SikSik. Tra realtà e fantasia: i costumi e le scene de La Maria Brasca come al cinema
di Bianca Cattaneo e Chiara Narciso
Il ritorno de La Maria Brasca al Teatro Franco Parenti colora il palinsesto del nuovo anno nel segno del centenario di Giovanni Testori. La Maria torna a teatro indomabile ed esuberante: una tigre, come lei stessa ama definirsi. Un allestimento con attori e maestranze diversi ma che nei suoi cardini si mantiene fedele alle scelte già operate da Andrée Ruth Shammah per la messa in scena del 1992. I costumi così come la costruzione della scena e la scelta delle musiche sono mutuati direttamente dall’allestimento precedente. Una ripresa nel solco della tradizione che non ha voluto disdegnare qualche piccola e golosa novità: prima tra tutti la voce registrata di Adriana Asti che, canticchiando le strofe di Quella cosa in Lombardia ci conduce, in un passaggio di testimone, all’interno dello spettacolo.

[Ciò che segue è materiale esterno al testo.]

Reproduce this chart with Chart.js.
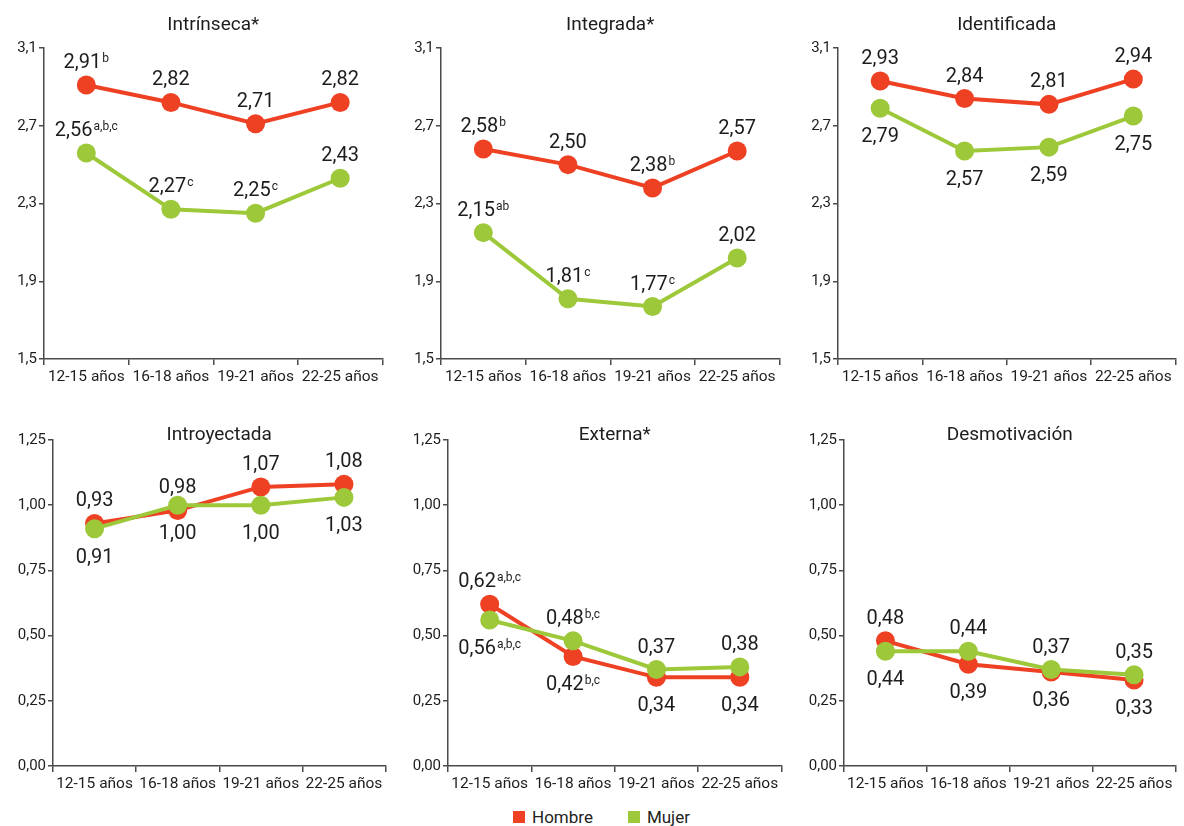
<!DOCTYPE html>
<html>
<head>
<meta charset="utf-8">
<title>Motivación por sexo y edad</title>
<script src="https://cdn.jsdelivr.net/npm/chart.js@4/dist/chart.umd.min.js"></script>
<style>
  body { margin: 0; background: #fff; font-family: Roboto, sans-serif; }
  #wrap { position: relative; width: 1184px; height: 826px; overflow: hidden; }
  #wrap canvas { position: absolute; }
  #legend { position: absolute; top: 807px; left: 513px; display: flex; align-items: center; font-size: 17px; color: #231F20; }
  #legend span.box { display: inline-block; width: 12px; height: 12px; margin-right: 7px; }
  #legend span.item { display: flex; align-items: center; margin-right: 35px; }
</style>
</head>
<body>
<div id="wrap">
  <div id="legend">
    <span class="item"><span class="box" style="background:#EE4124"></span>Hombre</span>
    <span class="item"><span class="box" style="background:#9DC83A"></span>Mujer</span>
  </div>
</div>
<script>
// datos
const categories = ['12-15 años', '16-18 años', '19-21 años', '22-25 años'];
const titles = ['Intrínseca*', 'Integrada*', 'Identificada', 'Introyectada', 'Externa*', 'Desmotivación'];

const hombre = [
    [2.91, 2.82, 2.71, 2.82],
    [2.58, 2.50, 2.38, 2.57],
    [2.93, 2.84, 2.81, 2.94],
    [0.93, 0.98, 1.07, 1.08],
    [0.62, 0.42, 0.34, 0.34],
    [0.48, 0.39, 0.36, 0.33]
];
const mujer = [
    [2.56, 2.27, 2.25, 2.43],
    [2.15, 1.81, 1.77, 2.02],
    [2.79, 2.57, 2.59, 2.75],
    [0.91, 1.00, 1.00, 1.03],
    [0.56, 0.48, 0.37, 0.38],
    [0.44, 0.44, 0.37, 0.35]
];
// superíndices de significación
const hombreSup = [
    ['b', '', '', ''],
    ['b', '', 'b', ''],
    ['', '', '', ''],
    ['', '', '', ''],
    ['a,b,c', 'b,c', '', ''],
    ['', '', '', '']
];
const mujerSup = [
    ['a,b,c', 'c', 'c', ''],
    ['ab', 'c', 'c', ''],
    ['', '', '', ''],
    ['', '', '', ''],
    ['a,b,c', 'b,c', '', ''],
    ['', '', '', '']
];

const ticksTop = [1.5, 1.9, 2.3, 2.7, 3.1];
const ticksBottom = [0, 0.25, 0.5, 0.75, 1.0, 1.25];

// dónde va la etiqueta de cada serie
const labelMode = ['above', 'above', 'series', 'series', 'higher', 'higher'];

const RED = '#EE4124';
const GREEN = '#9DC83A';
const INK = '#1f1c1d';
const AXIS = '#4a4a4a';
const FONT = 'Roboto';
const Y_AXIS_W = 40;

// posición de cada panel en la página
const panels = [
    { axisX: 44,  right: 389,  top: 0,   areaTop: 48,  areaBottom: 359, titleGap: 23, ticks: ticksTop,    dec: 1 },
    { axisX: 441, right: 786,  top: 0,   areaTop: 48,  areaBottom: 359, titleGap: 23, ticks: ticksTop,    dec: 1 },
    { axisX: 838, right: 1182, top: 0,   areaTop: 48,  areaBottom: 359, titleGap: 23, ticks: ticksTop,    dec: 1 },
    { axisX: 53,  right: 392,  top: 400, areaTop: 440, areaBottom: 766, titleGap: 5,  ticks: ticksBottom, dec: 2 },
    { axisX: 448, right: 788,  top: 400, areaTop: 440, areaBottom: 766, titleGap: 5,  ticks: ticksBottom, dec: 2 },
    { axisX: 844, right: 1182, top: 400, areaTop: 440, areaBottom: 766, titleGap: 5,  ticks: ticksBottom, dec: 2 }
];

function fmt(v, dec) {
    return v.toFixed(dec).replace('.', ',');
}

function drawLabel(ctx, x, y, text, sup, above) {
    const center = above ? y - 24 : y + 27;
    const base = center + 7;
    ctx.font = '20px ' + FONT;
    const wMain = ctx.measureText(text).width;
    ctx.font = '12px ' + FONT;
    const wSup = sup ? ctx.measureText(sup).width + 1 : 0;
    const x0 = x - (wMain + wSup) / 2;
    ctx.textAlign = 'left';
    ctx.textBaseline = 'alphabetic';
    ctx.fillStyle = INK;
    ctx.font = '20px ' + FONT;
    ctx.fillText(text, x0, base);
    if (sup) {
        ctx.font = '12px ' + FONT;
        ctx.fillText(sup, x0 + wMain + 1, base - 6);
    }
}

const panelText = {
    id: 'panelText',
    afterDatasetsDraw(chart, args, opts) {
        const i = opts.panel;
        const ctx = chart.ctx;
        const area = chart.chartArea;
        ctx.save();
        // título
        ctx.font = '19px ' + FONT;
        ctx.fillStyle = INK;
        ctx.textAlign = 'center';
        ctx.textBaseline = 'middle';
        ctx.fillText(titles[i], (area.left + area.right) / 2, area.top - panels[i].titleGap);
        // etiquetas de valores
        const metaH = chart.getDatasetMeta(0);
        const metaM = chart.getDatasetMeta(1);
        for (let j = 0; j < categories.length; j++) {
            const hv = hombre[i][j], mv = mujer[i][j];
            let hAbove = true, mAbove = true;
            if (labelMode[i] === 'series') { mAbove = false; }
            if (labelMode[i] === 'higher') { hAbove = hv >= mv; mAbove = !hAbove; }
            const hp = metaH.data[j], mp = metaM.data[j];
            drawLabel(ctx, hp.x, hp.y, fmt(hv, 2), hombreSup[i][j], hAbove);
            drawLabel(ctx, mp.x, mp.y, fmt(mv, 2), mujerSup[i][j], mAbove);
        }
        ctx.restore();
    }
};

const wrap = document.getElementById('wrap');

panels.forEach(function(p, i) {
    const canvas = document.createElement('canvas');
    const w = p.right - p.axisX + Y_AXIS_W + 3;
    const h = p.areaBottom + 30 - p.top;
    canvas.width = w;
    canvas.height = h;
    canvas.style.left = (p.axisX - Y_AXIS_W) + 'px';
    canvas.style.top = p.top + 'px';
    canvas.style.width = w + 'px';
    canvas.style.height = h + 'px';
    wrap.appendChild(canvas);

    new Chart(canvas.getContext('2d'), {
        type: 'line',
        data: {
            labels: categories,
            datasets: [{
                label: 'Hombre',
                data: hombre[i],
                borderColor: RED,
                backgroundColor: RED,
                pointBackgroundColor: RED,
                borderWidth: 4,
                pointRadius: 9.5,
                pointHoverRadius: 9.5,
                pointBorderWidth: 0,
                tension: 0,
                fill: false,
                clip: false,
                order: 1
            }, {
                label: 'Mujer',
                data: mujer[i],
                borderColor: GREEN,
                backgroundColor: GREEN,
                pointBackgroundColor: GREEN,
                borderWidth: 4,
                pointRadius: 9.5,
                pointHoverRadius: 9.5,
                pointBorderWidth: 0,
                tension: 0,
                fill: false,
                clip: false,
                order: 0
            }]
        },
        options: {
            responsive: false,
            animation: false,
            events: [],
            layout: { padding: { top: p.areaTop - p.top, right: 3, left: 0, bottom: 0 } },
            plugins: {
                legend: { display: false },
                tooltip: { enabled: false },
                panelText: { panel: i }
            },
            scales: {
                x: {
                    type: 'category',
                    offset: true,
                    grid: { offset: true, drawOnChartArea: false, tickLength: 6, color: AXIS, lineWidth: 1.5 },
                    border: { color: AXIS, width: 1.5 },
                    ticks: { color: INK, font: { family: FONT, size: 15.5 }, padding: 3, maxRotation: 0, autoSkip: false },
                    afterFit: function(s) { s.height = 30; }
                },
                y: {
                    min: p.ticks[0],
                    max: p.ticks[p.ticks.length - 1],
                    grid: { drawOnChartArea: false, tickLength: 5, color: AXIS, lineWidth: 1.5 },
                    border: { color: AXIS, width: 1.5 },
                    ticks: {
                        color: INK,
                        font: { family: FONT, size: 15 },
                        padding: 2,
                        callback: function(v) { return fmt(v, p.dec); }
                    },
                    afterBuildTicks: function(s) { s.ticks = p.ticks.map(v => ({ value: v })); },
                    afterFit: function(s) { s.width = Y_AXIS_W; }
                }
            }
        },
        plugins: [panelText]
    });
});
</script>
</body>
</html>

La paternità della scenografia è ancora di Gianmaurizio Fercioni, curata nel riallestimento da Albertino Accalai. La scena è strutturata in due sezioni: la casa Scotti, che si ritaglia all’interno della parete di fondo, e la porzione di palcoscenico antistante. I due ambienti si contrappongono innanzitutto per i personaggi che li frequentano: il primo abitato dall’Angelo, l’Enrica e la Maria; il secondo è il nido d’amore della Brasca e del suo bijou, il Camisasca. La casa, di cui intravediamo l’interno, è arredata con mobilio e oggetti perfettamente anni ‘50 e si colloca in una posizione sopraelevata: la protagonista la raggiunge attraverso una scala che ricorda, anticipandola, l’iconica scalinata della scena finale di The Truman Show. Così come nel film, la metafora cinematografica è evidentissima: gli spazi della casa si aprono al pubblico come se fossero un grande schermo su cui vengono proiettate le scene domestiche. La parte anteriore del palco, d’altra parte, è allestita come un piccolo cinema all’aperto e in disuso, con vecchie sedie di legno rivolte alla parete di fondo e in cui si collocano incontri, litigi e le «morosate» dei due amanti.
I protagonisti si innamorano in un luogo abbandonato: lo stesso da cui erano state sottratte le porte che ritroviamo collocate nell’allestimento della Maria Brasca. Uno spettacolo che, insomma, vuole legarsi materialmente alla storia, non solo del testo testoriano ma anche del Pier Lombardo. Quanti teatri, spesso sedi di operetta o cabaret sono stati trasformati in cinema con il boom della settima arte? La stessa sorte era toccata al multisala di epoca neofascista Ars Cinema che poi, per volere del destino, l’arte scenica ha deciso di riprendersi.
Così come la scena anche i costumi arrivano direttamente dalla versione interpretata da Adriana Asti. La Maria del ‘92 li cede a Marina Rocco, a cui calzano perfettamente – come sottolineato anche da Shammah durante la conferenza stampa – confermando quanto l’attrice fosse idonea per questo ruolo. Simona Dondoni, responsabile di sartoria, si è occupata del riallestimento dei costumi ideati nel 1992 proprio da sua nonna. In un ricordo intimo condivide con gli spettatori alcuni appunti personali della sarta sui dettagli dei costumi delle singole scene, pensando all’eredità preziosa che ha ricevuto nel suo lavoro e alla continuità che si ritrova nel riallestimento de La Maria Brasca. «Adriana, inizio scena. In cucina, sotto il letto, scarpe beige. Pantofole sul letto, camicetta verde, gonna scozzese, borsa bianca appesa dietro…». «Ritrovare questo foglio è stata una grande emozione, come scoprire un piccolo tesoro. Mi diverte pensare a lei appuntarsi tutto. Si è rivelato una ricchezza per le minuziose indicazioni che riporta, fondamentali per definire stoffa, fiorellini e infiniti dettagli dei costumi di scena per questo allestimento», afferma Dondoni.
Il rifacimento dunque, in continuità con il passato, oppone l’iper-realismo dell’interno della casa e dei costumi con la semplicità del cinema all’aperto composto di pochi elementi. La metafora visiva della sala cinematografica, oltre ad evocare un affettuoso rimando alla storia stessa del Parenti individua i due spazi della vita della Maria: quello della casa, da cui ha deciso di scappare, e quello dell’amore con il Camisasca, in un rapporto in cui la storia d’amore prende il posto della realtà e viceversa.